En pleine crise des Gilets jaunes, certaines leçons du Brexit et du référendum de 2005 peuvent d’ores et déjà être tirées en vue des réformes institutionnelles qui suivront le Grand Débat. La revendication d’une plus grande participation des citoyens aux décisions est légitime. Le dispositif organisant le référendum d’initiative partagée doit ainsi être assoupli pour permettre à un nombre significatif de citoyens de soumettre un texte au vote populaire. Cette réforme pourrait être l’occasion d’ajouter deux règles simples au fonctionnement du référendum. Aucun référendum ne devrait pouvoir être organisé sur un texte qui a déjà été soumis à référendum si un délai raisonnable, par exemple cinq ans, ne s’est pas écoulé entre la mise en application de la décision référendaire et le nouveau référendum. Cela pour éviter que l’on ne soit tenté de faire revoter le peuple jusqu’à ce qu’il change d’avis sans avoir préalablement respecté sa décision. Par ailleurs, aucun vote parlementaire ne pourrait défaire ce que le peuple a décidé. Cela, afin d’éviter un véritable déni de démocratie.

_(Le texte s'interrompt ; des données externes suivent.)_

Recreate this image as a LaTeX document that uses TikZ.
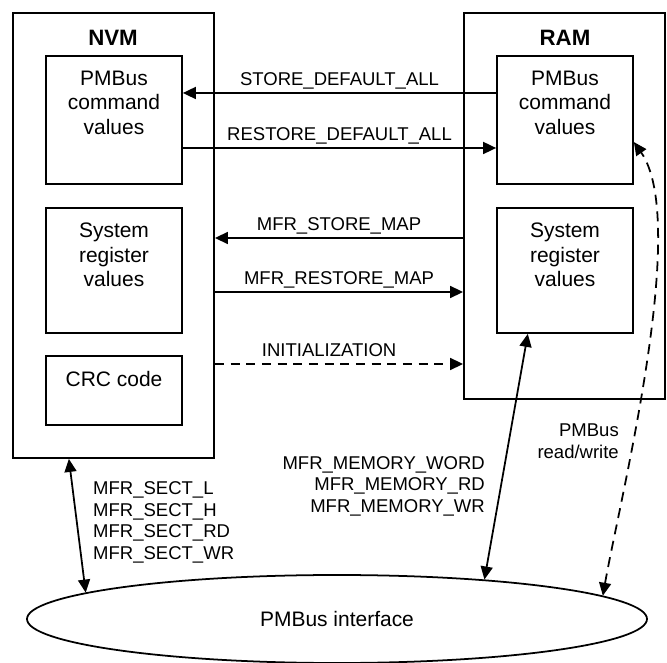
\documentclass[tikz,border=0pt]{standalone}
\usepackage{fontspec}
\setmainfont{Liberation Sans}
\usetikzlibrary{arrows.meta,positioning,calc,shapes.geometric}
\tikzset{
  memory/.style={draw, line width=1.6pt, minimum width=6.03cm, inner sep=0pt},
  membox/.style={draw, line width=1.5pt, minimum width=4.08cm, inner sep=0pt},
  boxtext/.style={anchor=north, align=center, inner sep=0pt,
                  font=\fontsize{17.9}{20.8}\selectfont},
  memtitle/.style={font=\bfseries\fontsize{19}{22}\selectfont, inner sep=0pt},
  lbl/.style={font=\fontsize{15.8}{18.4}\selectfont, inner sep=0pt,
              text height=0.72em, text depth=0.2em},
  note/.style={font=\fontsize{15.8}{18.4}\selectfont, inner sep=0pt},
  arrow/.style={-{Triangle[length=0.39cm,width=0.36cm]}, line width=1.5pt},
  dblarrow/.style={{Triangle[length=0.39cm,width=0.36cm]}-{Triangle[length=0.39cm,width=0.36cm]},
                   line width=1.5pt},
  dasharrow/.style={arrow, dash pattern=on 0.27cm off 0.2cm},
  dbldasharrow/.style={dblarrow, dash pattern=on 0.3cm off 0.2cm},
  bus/.style={draw, ellipse, line width=1.5pt, minimum width=18.6cm, minimum height=2.64cm,
              inner sep=0pt, font=\fontsize{17.9}{20.8}\selectfont},
}
\begin{document}
\begin{tikzpicture}
\useasboundingbox (0,0) rectangle (20.01,19.86);

% ================= NVM =================
\node[memory, minimum height=13.35cm] (nvm) at (3.405,12.795) {};
\node[memtitle] (nvmtitle) at (3.39,18.72) {NVM};
\node[membox, minimum height=3.84cm] (nvmpm) at (3.42,16.26) {};
\node[membox, minimum height=3.75cm] (nvmsys) at (3.42,11.745) {};
\node[membox, minimum height=2.07cm] (crc) at (3.42,8.145) {};
\node[boxtext] (nvmpmtxt) at ([yshift=-0.47cm]nvmpm.north) {PMBus\\command\\values};
\node[boxtext] (nvmsystxt) at ([yshift=-0.47cm]nvmsys.north) {System\\register\\values};
\node[boxtext] (crctxt) at ([yshift=-0.47cm]crc.north) {CRC code};

% ================= RAM =================
\node[memory, minimum height=11.58cm] (ram) at (16.935,13.68) {};
\node[memtitle] (ramtitle) at (16.95,18.72) {RAM};
\node[membox, minimum height=3.84cm] (rampm) at (16.95,16.26) {};
\node[membox, minimum height=3.75cm] (ramsys) at (16.95,11.745) {};
\node[boxtext] (rampmtxt) at ([yshift=-0.47cm]rampm.north) {PMBus\\command\\values};
\node[boxtext] (ramsystxt) at ([yshift=-0.47cm]ramsys.north) {System\\register\\values};

% ================= interface =================
\node[bus] (ifc) at (10.11,1.29) {PMBus interface};

% ================= transfers =================
\draw[arrow] (rampm.west |- 0,17.07) -- node[lbl, above=0.14cm] (sdall) {STORE\_DEFAULT\_ALL}
  (nvmpm.east |- 0,17.07);
\draw[arrow] (nvmpm.east |- 0,15.42) -- node[lbl, above=0.14cm] (rdall) {RESTORE\_DEFAULT\_ALL}
  (rampm.west |- 0,15.42);
\draw[arrow] (ram.west |- 0,12.72) -- node[lbl, above=0.14cm] (smap) {MFR\_STORE\_MAP}
  (nvm.east |- 0,12.72);
\draw[arrow] (nvm.east |- 0,11.10) -- node[lbl, above=0.14cm] (rmap) {MFR\_RESTORE\_MAP}
  (ram.west |- 0,11.10);
\draw[dasharrow] (nvm.east |- 0,8.94) -- node[lbl, above=0.14cm, pos=0.46] (init) {INITIALIZATION}
  (ram.west |- 0,8.94);

% ================= bus access =================
\draw[dblarrow] ($(nvm.south west)!0.28!(nvm.south east)$) -- (ifc.174);
\draw[dblarrow] ($(ramsys.south west)!0.23!(ramsys.south east)$) -- (ifc.15.5);
\draw[dbldasharrow] (ifc.5.5) to[out=80, in=-55, looseness=0.55]
  ($(rampm.north east)!0.67!(rampm.south east)$);

\node[note, anchor=west, align=left] (sect) at (2.79,4.185)
  {MFR\_SECT\_L\\MFR\_SECT\_H\\MFR\_SECT\_RD\\MFR\_SECT\_WR};
\node[note, anchor=east, align=right] (memw) at (14.55,5.28)
  {MFR\_MEMORY\_WORD\\MFR\_MEMORY\_RD\\MFR\_MEMORY\_WR};
\node[note, anchor=east, align=right] (rw) at (18.57,6.63) {PMBus\\read/write};
\end{tikzpicture}
\end{document}
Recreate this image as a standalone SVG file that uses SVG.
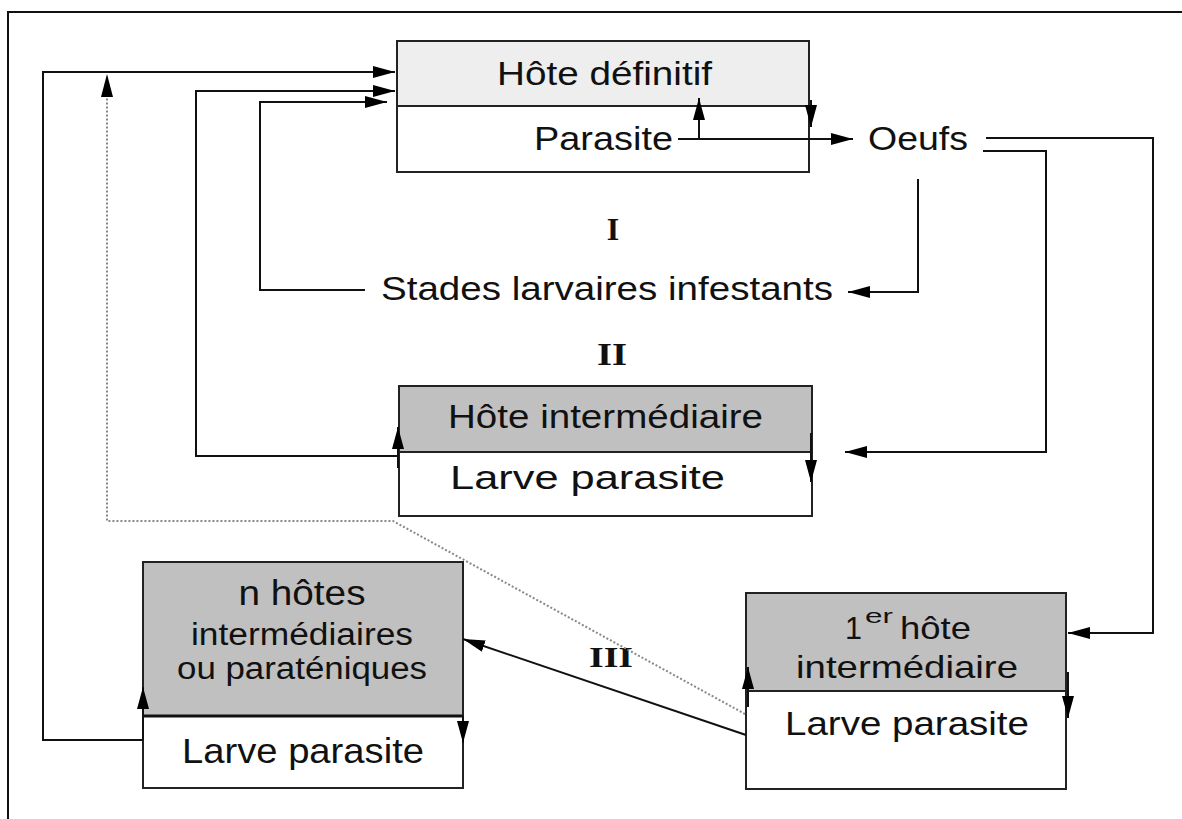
<svg xmlns="http://www.w3.org/2000/svg" width="1182" height="819" viewBox="0 0 1182 819">
<defs>
<marker id="ah" viewBox="0 0 22 12" refX="22" refY="6" markerWidth="22" markerHeight="13" markerUnits="userSpaceOnUse" orient="auto">
<path d="M0,0 L22,6 L0,12 Z" fill="#000"/>
</marker>
<style>
.box{stroke:#222;stroke-width:2;}
.light{fill:#eeeeee;}
.grey{fill:#c0c0c0;}
.white{fill:#fff;}
.ln{fill:none;stroke:#111;stroke-width:2;}
.arr{fill:none;stroke:#111;stroke-width:2;marker-end:url(#ah);}
.dot{fill:none;stroke:#888;stroke-width:2;stroke-dasharray:2 2;}
.t{font-family:"Liberation Sans",Arial,sans-serif;fill:#111;}
.r{font-family:"Liberation Serif","Times New Roman",serif;font-weight:bold;fill:#111;}
</style>
</defs>
<rect width="1182" height="819" fill="#fff"/>
<path d="M8,819 V12 H1182" fill="none" stroke="#111" stroke-width="2"/>

<g id="hote-definitif">
<rect class="box light" x="397" y="41" width="412" height="65"/>
<rect class="box white" x="397" y="106" width="412" height="66"/>
<text class="t" x="497" y="85" font-size="34" textLength="215" lengthAdjust="spacingAndGlyphs">Hôte définitif</text>
<text class="t" x="534" y="150" font-size="34" textLength="139" lengthAdjust="spacingAndGlyphs">Parasite</text>
</g>

<g id="oeufs">
<text class="t" x="868" y="150" font-size="34" textLength="100" lengthAdjust="spacingAndGlyphs">Oeufs</text>
</g>

<g id="stades">
<text class="t" x="381" y="300" font-size="34" textLength="452" lengthAdjust="spacingAndGlyphs">Stades larvaires infestants</text>
</g>

<g id="labels">
<text class="r" x="613" y="240" font-size="32" text-anchor="middle">I</text>
<text class="r" x="612" y="365" font-size="32" text-anchor="middle" textLength="30" lengthAdjust="spacingAndGlyphs">II</text>
<text class="r" x="589" y="667" font-size="30" textLength="44" lengthAdjust="spacingAndGlyphs">III</text>
</g>

<g id="hote-intermediaire">
<rect class="box grey" x="399" y="386" width="413" height="66"/>
<rect class="box white" x="399" y="452" width="413" height="64"/>
<text class="t" x="448" y="428" font-size="34" textLength="315" lengthAdjust="spacingAndGlyphs">Hôte intermédiaire</text>
<text class="t" x="450" y="489" font-size="34" textLength="275" lengthAdjust="spacingAndGlyphs">Larve parasite</text>
</g>

<g id="n-hotes">
<rect class="box grey" x="143" y="562" width="320" height="154"/>
<rect class="box white" x="143" y="716" width="320" height="72"/>
<line x1="143" y1="716" x2="463" y2="716" stroke="#111" stroke-width="3"/>
<text class="t" x="302" y="605" font-size="35" text-anchor="middle" textLength="127" lengthAdjust="spacingAndGlyphs">n hôtes</text>
<text class="t" x="191" y="645" font-size="31" textLength="222" lengthAdjust="spacingAndGlyphs">intermédiaires</text>
<text class="t" x="177" y="679" font-size="31" textLength="250" lengthAdjust="spacingAndGlyphs">ou paraténiques</text>
<text class="t" x="182" y="763" font-size="35" textLength="242" lengthAdjust="spacingAndGlyphs">Larve parasite</text>
</g>

<g id="premier-hote">
<rect class="box grey" x="746" y="593" width="320" height="98"/>
<rect class="box white" x="746" y="691" width="320" height="98"/>
<text class="t" x="845" y="639" font-size="32" textLength="17" lengthAdjust="spacingAndGlyphs">1</text>
<text class="t" x="865" y="623" font-size="20" textLength="28" lengthAdjust="spacingAndGlyphs">er</text>
<text class="t" x="900" y="639" font-size="32" textLength="71" lengthAdjust="spacingAndGlyphs">hôte</text>
<text class="t" x="796" y="678" font-size="32" textLength="222" lengthAdjust="spacingAndGlyphs">intermédiaire</text>
<text class="t" x="785" y="735" font-size="34" textLength="244" lengthAdjust="spacingAndGlyphs">Larve parasite</text>
</g>

<g id="connectors">
<path class="arr" d="M143,740 H43 V72 H395"/>
<path class="dot" d="M745,714 L393,521 H107 V96"/>
<path d="M107,74 L113,97 L101,97 Z" fill="#000"/>
<path class="arr" d="M398,456 H196 V91 H395"/>
<path class="arr" d="M365,290 H260 V102 H387"/>
<path class="arr" d="M678,139 H853"/>
<path class="arr" d="M699,139 V98"/>
<path class="arr" d="M811,100 V127"/>
<path class="arr" d="M986,138 H1153 V633 H1068"/>
<path class="arr" d="M983,151 H1046 V452 H845"/>
<path class="arr" d="M918,179 V292 H848"/>
<path class="arr" d="M398,468 V427"/>
<path class="arr" d="M811,433 V482"/>
<path class="arr" d="M143,740 V687"/>
<path class="arr" d="M463,716 V743"/>
<path class="arr" d="M746,735 L463,639"/>
<path class="arr" d="M748,707 V667"/>
<path class="arr" d="M1068,672 V718"/>
</g>
</svg>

Ces règles vont presque de soi dans une démocratie bien vivante mais, dans le climat des dernières années, elles gagneraient à être écrites. Quant aux traités, ils ne peuvent en aucun cas être opposés à la volonté populaire. Le peuple est souverain. Les traités sont faits pour évoluer. Comme le disait De Gaulle, «Les traités sont comme les jeunes filles et les roses: ça dure ce que ça dure!».

Le passage de la démocratie représentative à une démocratie semi-directe, amorcé par la Cinquième République en 1958 (référendum) et en 1962 (élection du Président au suffrage universel), exige qu’une place plus importante soit faite à l’expression de la volonté populaire. Mais il exige aussi que de nouvelles règles soient posées pour nous protéger des résistances d’une élite qui a parfois un peu de mal à accepter cette évolution. Un nouvel équilibre doit être trouvé, à moins de prendre le risque d’aller vers une crise démocratique beaucoup plus grave.